Это не значит, конечно, что такая позиция гарантирует скорую победу нашей цивилизации, но она, по крайней мере, позволяет некоторый осторожный оптимизм при взгляде в будущее.
В любом случае одинокий голос Щаранского прорвал непроницаемую дымовую завесу, которой окружила взаимоотношения народов, принятая эстаблишментом, политическая корректность, позволил всем участникам событий назвать вещи своими именами и вдохнуть свежий воздух реальной дискуссии.
В ожидании вождя
Язык, на котором мы говорим, заранее ограничивает наши возможности выражения и ставит пределы, до которых может дойти наше понимание действительности. Язык политической корректности, который принят в современной политической жизни и эстаблишированной журналистике, прочно держит того, кто им пользуется, в кругу европейских идей позапрошлого века. Так же как уличный сленг сегодня на всех языках для передачи необходимых оттенков действительности вынужден включить лексику, прежде казавшуюся недопустимой, так и современная политическая мысль (практика уже давно опередила ее) вынуждена включить элементы, совершенно недопустимые с точки зрения либеральной морали и права.
Любое простое объяснение событий в истории не выдерживает детального анализа. Жизнь обществ держится такой многомерной паутиной условий и условностей, что распутать ее, чтобы отчетливо увидеть все взаимосвязи, почти немыслимо. Зато насильственно разорвать ее и обеспечить простоту выбора может простое механическое воздействие, вроде взорвавшейся бомбы, иностранного вторжения, голода или эпидемии.

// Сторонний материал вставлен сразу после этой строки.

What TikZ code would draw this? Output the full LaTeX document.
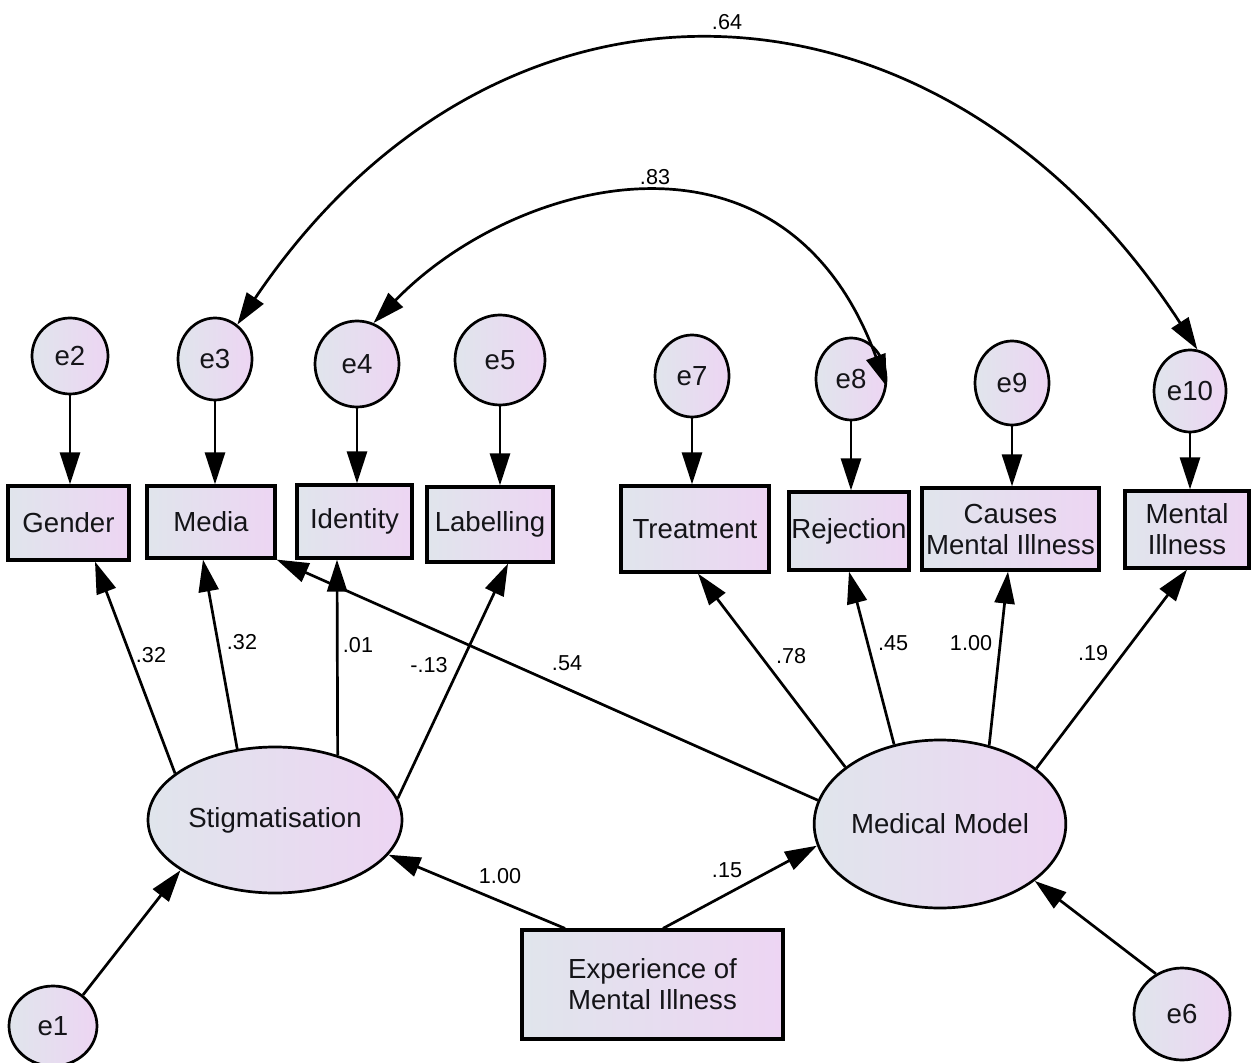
\documentclass[tikz,border=0pt]{standalone}
\usepackage{fontspec}
\setmainfont{Liberation Sans}
\usetikzlibrary{arrows.meta,shapes.geometric}
\definecolor{fillL}{RGB}{224,229,236}
\definecolor{fillR}{RGB}{237,213,243}
\definecolor{ink}{RGB}{20,20,24}

\begin{document}
\begin{tikzpicture}[x=0.5pt,y=0.5pt,
  every node/.style={inner sep=0pt, text=ink},
  latent/.style={ellipse, draw=black, line width=1.35pt,
    left color=fillL, right color=fillR,
    font=\fontsize{13.8}{15.5}\selectfont},
  obsbox/.style={rectangle, draw=black, line width=1.6pt,
    left color=fillL, right color=fillR, align=center,
    font=\fontsize{13.8}{15.5}\selectfont},
  coef/.style={font=\fontsize{10.8}{12}\selectfont, text=black},
  regarrow/.style={line width=1.35pt, -{Triangle[length=16pt,width=10pt]}},
  covarrow/.style={line width=1.35pt,
    {Triangle[length=16pt,width=10pt]}-{Triangle[length=16pt,width=10pt]}},
]
\useasboundingbox (0,0) rectangle (1251,-1063);

% error terms
\node[latent, minimum width=44pt, minimum height=40pt] (e1) at (53,-1026) {e1};
\node[latent, minimum width=38pt, minimum height=38pt] (e2) at (70,-356) {e2};
\node[latent, minimum width=37pt, minimum height=41pt] (e3) at (215,-359) {e3};
\node[latent, minimum width=42pt, minimum height=43pt] (e4) at (357,-364) {e4};
\node[latent, minimum width=45pt, minimum height=45pt] (e5) at (500,-360) {e5};
\node[latent, minimum width=48pt, minimum height=46pt] (e6) at (1182,-1014) {e6};
\node[latent, minimum width=37pt, minimum height=41pt] (e7) at (692,-376) {e7};
\node[latent, minimum width=35pt, minimum height=41pt] (e8) at (851,-379) {e8};
\node[latent, minimum width=37pt, minimum height=42pt] (e9) at (1012,-383) {e9};
\node[latent, minimum width=36pt, minimum height=41pt] (e10) at (1190,-391) {e10};

% latent factors
\node[latent, minimum width=127pt, minimum height=73pt] (stig) at (275,-820) {Stigmatisation};
\node[latent, minimum width=118pt, minimum height=84pt] (mm) at (940,-824) {Medical Model};

% observed variables
\node[obsbox, minimum width=60.5pt, minimum height=37pt] (gender) at (68.5,-523) {Gender};
\node[obsbox, minimum width=64pt, minimum height=36pt] (media) at (211,-522) {Media};
\node[obsbox, minimum width=57.5pt, minimum height=36.5pt] (identity) at (354.5,-521.5) {Identity};
\node[obsbox, minimum width=63pt, minimum height=37.5pt] (labelling) at (490,-524.5) {Labelling};
\node[obsbox, minimum width=74pt, minimum height=43pt] (treatment) at (695,-529) {Treatment};
\node[obsbox, minimum width=60pt, minimum height=39pt] (rejection) at (849,-531) {Rejection};
\node[obsbox, minimum width=88.5pt, minimum height=41pt] (causes) at (1010.5,-529) {Causes\\Mental Illness};
\node[obsbox, minimum width=62pt, minimum height=38.5pt] (mental) at (1187,-529.5) {Mental\\Illness};
\node[obsbox, minimum width=130.5pt, minimum height=54.5pt] (exp) at (652.5,-984.5) {Experience of\\Mental Illness};

% error terms into indicators
\draw[regarrow] (e2) -- (e2 |- gender.north);
\draw[regarrow] (e3) -- (e3 |- media.north);
\draw[regarrow] (e4) -- (e4 |- identity.north);
\draw[regarrow] (e5) -- (e5 |- labelling.north);
\draw[regarrow] (e7) -- (e7 |- treatment.north);
\draw[regarrow] (e8) -- (e8 |- rejection.north);
\draw[regarrow] (e9) -- (e9 |- causes.north);
\draw[regarrow] (e10) -- (e10 |- mental.north);

% Stigmatisation loadings
\draw[regarrow] (stig.155) -- ([xshift=13.25pt]gender.south);
\draw[regarrow] (stig.118) -- ([xshift=-4pt]media.south);
\draw[regarrow] (stig.46) -- ([xshift=-8.75pt]identity.south);
\draw[regarrow] (stig.10) -- ([xshift=9pt]labelling.south);

% Medical Model loadings
\draw[regarrow] (mm.169) -- (media.south east);
\draw[regarrow] (mm.149.5) -- ([xshift=1.5pt]treatment.south);
\draw[regarrow] (mm.120.4) -- (rejection.south);
\draw[regarrow] (mm.58.8) -- ([xshift=-1.25pt]causes.south);
\draw[regarrow] (mm.30.8) -- (mental.south);

% structural paths
\draw[regarrow] ([xshift=-43.75pt]exp.north) -- (stig.-17.8);
\draw[regarrow] ([xshift=5.25pt]exp.north) -- (mm.190.3);
\draw[regarrow] (e1.46) -- (stig.208);
\draw[regarrow] (e6.123.4) -- (mm.-31);

% covariances
\draw[covarrow] (e3.57) .. controls +(56:235pt) and +(123:235pt) .. (e10.80);
\draw[covarrow] (e4.68) .. controls +(46:100pt) and +(110:150pt) .. (e8.-12);

% coefficients
\node[coef] (c64) at (727,-22) {.64};
\node[coef] (c83) at (655,-177) {.83};
\node[coef] (cgen) at (151,-655) {.32};
\node[coef] (cmed) at (242,-642) {.32};
\node[coef] (cide) at (358,-645) {.01};
\node[coef] (clab) at (429,-665) {-.13};
\node[coef] (cmm) at (567,-663) {.54};
\node[coef] (ctre) at (791,-656) {.78};
\node[coef] (crej) at (893,-643) {.45};
\node[coef] (ccau) at (971,-643) {1.00};
\node[coef] (cmen) at (1093,-653) {.19};
\node[coef] (cst) at (500,-876) {1.00};
\node[coef] (cmmx) at (727,-870) {.15};
\end{tikzpicture}
\end{document}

Конец холодной войны вызвал прилив оптимизма по обе стороны «железного занавеса». На короткий исторический миг показалось, что пацифизм торжествует, и европейцу не придется больше бояться атомной бомбы… А чего еще он мог бы бояться? В самом деле, до 11 сентября 2001 г. террор не казался серьезной угрозой ни Европе, ни Америке. Израильтяне для всего Западного мира выглядели чересчур чувствительными.